The amount invested in compulsory and complementary pension funds fell by 50 percent in one year, according to central bank data compiled this Friday, December 6, by Lusa.
According to the agency, the amount fell to nine billion meticals at the end of June. ‘This reduction is associated with the increase in investments in long-term instruments traded on the securities market, to the detriment of short-term investments in the banking sector,’ explained the Bank of Mozambique’s financial stability bulletin.
During this period, the weight of pension fund deposits over total banking sector deposits was 1.38 per cent, compared to 2.93 per cent in the first half of 2023, which ‘shows that pension fund resources tend to be a less important source of funding with little impact on the assessment of liquidity risk.’

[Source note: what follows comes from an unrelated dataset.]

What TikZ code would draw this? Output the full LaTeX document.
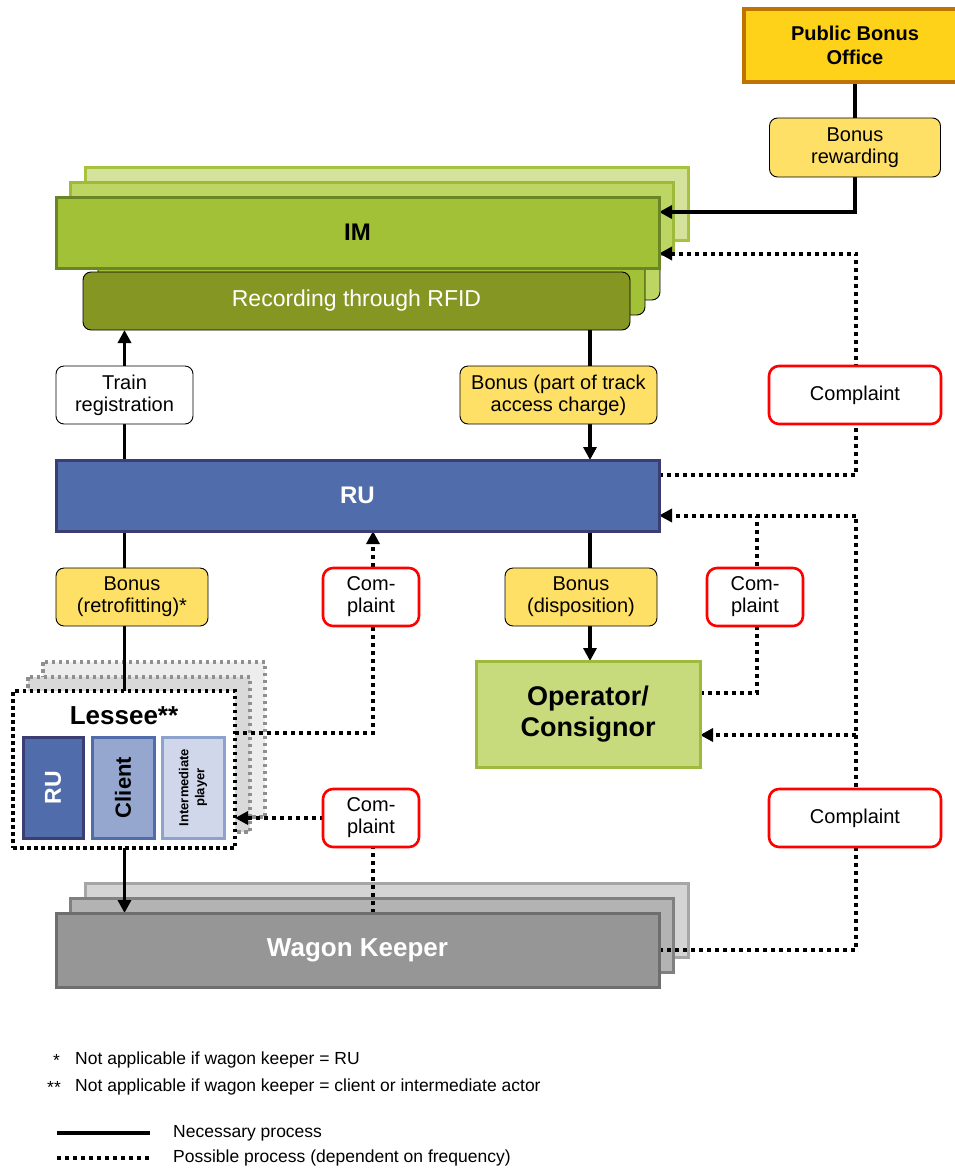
\documentclass[tikz,border=0pt]{standalone}
\usepackage{fontspec}
\setmainfont{Liberation Sans}
\usetikzlibrary{arrows.meta,calc}
\definecolor{imfront}{HTML}{A3C136}
\definecolor{imfrontd}{HTML}{6A8526}
\definecolor{imtwo}{HTML}{BDD563}
\definecolor{imtwod}{HTML}{9DBA3A}
\definecolor{imthree}{HTML}{D4E29B}
\definecolor{imthreed}{HTML}{A6C23E}
\definecolor{recg}{HTML}{869622}
\definecolor{rufill}{HTML}{506CAA}
\definecolor{rudraw}{HTML}{3B3E73}
\definecolor{clfill}{HTML}{95A7CF}
\definecolor{ipfill}{HTML}{D0D7EA}
\definecolor{ipdraw}{HTML}{8EA2CE}
\definecolor{opfill}{HTML}{C7DB7C}
\definecolor{opdraw}{HTML}{9DBA3C}
\definecolor{pbofill}{HTML}{FFD21A}
\definecolor{pbodraw}{HTML}{BF7300}
\definecolor{labely}{HTML}{FFE066}
\definecolor{wkfront}{HTML}{969696}
\definecolor{wkfrontd}{HTML}{6E6E6E}
\definecolor{wktwo}{HTML}{B3B3B3}
\definecolor{wktwod}{HTML}{808080}
\definecolor{wkthree}{HTML}{D4D4D4}
\definecolor{wkthreed}{HTML}{A6A6A6}
\definecolor{lsgray}{HTML}{8F8F8F}
\pgfdeclarelayer{back}
\pgfdeclarelayer{conn}
\pgfsetlayers{back,conn,main}
\tikzset{
  fs/.style={font=\fontsize{20}{22}\selectfont},
  basebox/.style={inner sep=0pt, outer sep=0pt, align=center},
  lbl/.style={basebox, rounded corners=8pt, draw=black, line width=0.9pt, fill=labely, fs},
  whitelbl/.style={basebox, rounded corners=8pt, draw=black, line width=0.9pt, fill=white, fs},
  cpl/.style={basebox, rounded corners=10pt, draw=red, line width=2.6pt, fill=white, fs},
  solidln/.style={line width=3.8pt},
  solidarr/.style={line width=3.8pt, -{Triangle[length=13pt,width=13pt]}},
  dotln/.style={line width=4pt, dash pattern=on 4pt off 4pt},
  dotarr/.style={dotln, -{Triangle[length=13pt,width=13pt]}},
  lsdot/.style={line width=3.5pt, dash pattern=on 3.5pt off 3.5pt},
  legtext/.style={anchor=west, inner sep=0pt, font=\fontsize{17.5}{20}\selectfont},
}
\begin{document}
\begin{tikzpicture}[x=1pt,y=-1pt]
\useasboundingbox (0,0) rectangle (955,1168);

% ---------- stacked back layers ----------
\begin{pgfonlayer}{back}
  % IM stack
  \draw[fill=imtwo, draw=black, line width=0.9pt, rounded corners=8pt] (113,242) rectangle (660,300);
  \draw[fill=imthree, draw=imthreed, line width=3pt] (85,167) rectangle (688,240);
  \draw[fill=imfront, draw=black, line width=0.9pt, rounded corners=8pt] (98,257) rectangle (645,315);
  \draw[fill=imtwo, draw=imtwod, line width=3pt] (70,182) rectangle (673,254);
  % wagon keeper stack
  \draw[fill=wkthree, draw=wkthreed, line width=3pt] (85,883) rectangle (688,957);
  \draw[fill=wktwo, draw=wktwod, line width=3pt] (70,898) rectangle (673,972);
  % lessee stack
  \draw[fill=black!7, draw=lsgray, lsdot] (43,662) rectangle (265,817);
  \draw[fill=black!15, draw=lsgray, lsdot] (28,677) rectangle (250,832);
\end{pgfonlayer}

% ---------- main nodes ----------
\node[basebox, fill=pbofill, draw=pbodraw, line width=4pt, minimum width=222pt, minimum height=73pt,
      font=\fontsize{20}{24}\selectfont\bfseries] (pbo) at (855,45.5) {Public Bonus\\Office};
\node[lbl, minimum width=171pt, minimum height=59pt] (brew) at (855,147.5) {Bonus\\rewarding};

\node[basebox, fill=recg, draw=black, line width=0.9pt, rounded corners=8pt, minimum width=547pt, minimum height=58pt,
      text=white, font=\fontsize{23}{26}\selectfont] (rec) at (356.5,301) {Recording through RFID};
\node[basebox, fill=imfront, draw=imfrontd, line width=3pt, minimum width=603pt, minimum height=71pt,
      font=\fontsize{24}{26}\selectfont\bfseries] (im) at (357.5,232.5) {IM};

\node[whitelbl, minimum width=137pt, minimum height=58pt] (train) at (124.5,395) {Train\\registration};
\node[lbl, minimum width=197pt, minimum height=58pt] (bpart) at (558.5,395) {Bonus (part of track\\access charge)};
\node[cpl, minimum width=172pt, minimum height=58pt] (c1) at (855,395) {Complaint};

\node[basebox, fill=rufill, draw=rudraw, line width=3pt, minimum width=603pt, minimum height=71pt,
      text=white, font=\fontsize{24}{26}\selectfont\bfseries] (ru) at (357.5,495.5) {RU};

\node[lbl, minimum width=152pt, minimum height=58pt] (bretro) at (132,597) {Bonus\\(retrofitting)*};
\node[cpl, minimum width=96pt, minimum height=58pt] (c2) at (371,597) {Com-\\plaint};
\node[lbl, minimum width=152pt, minimum height=58pt] (bdisp) at (581,597) {Bonus\\(disposition)};
\node[cpl, minimum width=96pt, minimum height=58pt] (c3) at (755,597) {Com-\\plaint};

\node[basebox, fill=opfill, draw=opdraw, line width=3pt, minimum width=224pt, minimum height=106pt,
      font=\fontsize{27}{31}\selectfont\bfseries] (op) at (588,714) {Operator/\\Consignor};

\node[basebox, fill=white, draw=black, lsdot, minimum width=222pt, minimum height=157pt] (lessee) at (124,769.5) {};
\node[inner sep=0pt, font=\fontsize{26}{28}\selectfont\bfseries] (lesseet) at (124,716) {Lessee**};
\node[basebox, rotate=90, fill=rufill, draw=rudraw, line width=3pt, minimum width=101pt, minimum height=60pt,
      text=white, font=\fontsize{23}{25}\selectfont\bfseries] (lru) at (53,787.5) {RU};
\node[basebox, rotate=90, fill=clfill, draw=rufill, line width=3pt, minimum width=101pt, minimum height=62pt,
      font=\fontsize{22}{24}\selectfont\bfseries] (lcl) at (123,787.5) {Client};
\node[basebox, rotate=90, fill=ipfill, draw=ipdraw, line width=3pt, minimum width=101pt, minimum height=62pt,
      font=\fontsize{13}{16}\selectfont\bfseries] (lip) at (193,787.5) {Intermediate\\player};

\node[cpl, minimum width=96pt, minimum height=58pt] (c4) at (371,818) {Com-\\plaint};
\node[cpl, minimum width=172pt, minimum height=58pt] (c5) at (855,818) {Complaint};

\node[basebox, fill=wkfront, draw=wkfrontd, line width=3pt, minimum width=603pt, minimum height=74pt,
      text=white, font=\fontsize{26}{28}\selectfont\bfseries] (wk) at (357.5,950) {Wagon Keeper};

% ---------- helper coordinates ----------
\coordinate (xr) at (590,0);
\coordinate (imin) at ([yshift=20.5pt]im.east);
\coordinate (imdot) at ([yshift=-21pt]im.east);
\coordinate (ruout) at ([yshift=20.5pt]ru.east);
\coordinate (ruin) at ([yshift=-20pt]ru.east);
\coordinate (opout) at ([yshift=21pt]op.east);
\coordinate (opin) at ([yshift=-21pt]op.east);
\coordinate (lout) at ([yshift=36.5pt]lessee.east);
\coordinate (lin) at ([yshift=-48.5pt]lessee.east);
\coordinate (c2x) at (373,0);
\coordinate (c3x) at (757,0);
\coordinate (c5x) at (856,0);

% ---------- connectors ----------
\begin{pgfonlayer}{conn}
  \draw[solidarr] (pbo.south) |- (imin);
  \draw[solidarr] (ru.north -| train) -- (rec.south -| train);
  \draw[solidarr] (rec.south -| xr) -- (ru.north -| xr);
  \draw[solidln] (ru.south -| train) -- (lessee.north -| train);
  \draw[solidarr] (ru.south -| xr) -- (op.north -| xr);
  \draw[solidarr] (lessee.south -| train) -- (wk.north -| train);

  \draw[dotarr] (ruout) -| (imdot -| c5x) -- (imdot);
  \draw[dotarr] (wk.east) -| (ruin -| c5x) -- (ruin);
  \draw[dotarr] (opin -| c5x) -- (opin);
  \draw[dotln] (opout) -| (ruin -| c3x);
  \draw[dotarr] (lout) -| (ru.south -| c2x);
  \draw[dotarr] (wk.north -| c2x) |- (lin);
\end{pgfonlayer}

% ---------- legend ----------
\node[legtext] (star1) at (53,1060) {*};
\node[legtext] (note1) at (75,1060) {Not applicable if wagon keeper = RU};
\node[legtext] (star2) at (47,1087) {**};
\node[legtext] (note2) at (75,1087) {Not applicable if wagon keeper = client or intermediate actor};
\coordinate (lg1a) at (57,1133);
\coordinate (lg1b) at (150,1133);
\coordinate (lg2a) at (57,1158);
\coordinate (lg2b) at (150,1158);
\draw[line width=4pt] (lg1a) -- (lg1b);
\draw[dotln] (lg2a) -- (lg2b);
\node[legtext] (leg1) at (173,1133) {Necessary process};
\node[legtext] (leg2) at (173,1158) {Possible process (dependent on frequency)};
\end{tikzpicture}
\end{document}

In June 2023, 18.2 billion meticals were invested in compulsory and complementary pension funds, which aim to ‘reinforce compulsory social security benefits’.
The bulletin added, on the evolution of the weight of the value of securities held by pension funds over the total value of securities on the Securities Market (MVM), that this ‘showed an upward trend’, rising to 29.52 per cent, an increase of 7.58 percentage points compared to June 2023.
‘This trend, in a different direction to that observed in relation to the dynamics of the weight of pension fund deposits over total banking sector deposits, attests to the fact that the managers of these funds are increasingly investing their resources in the Securities Market, preferentially to the detriment of bank deposits,’ concludes the central bank.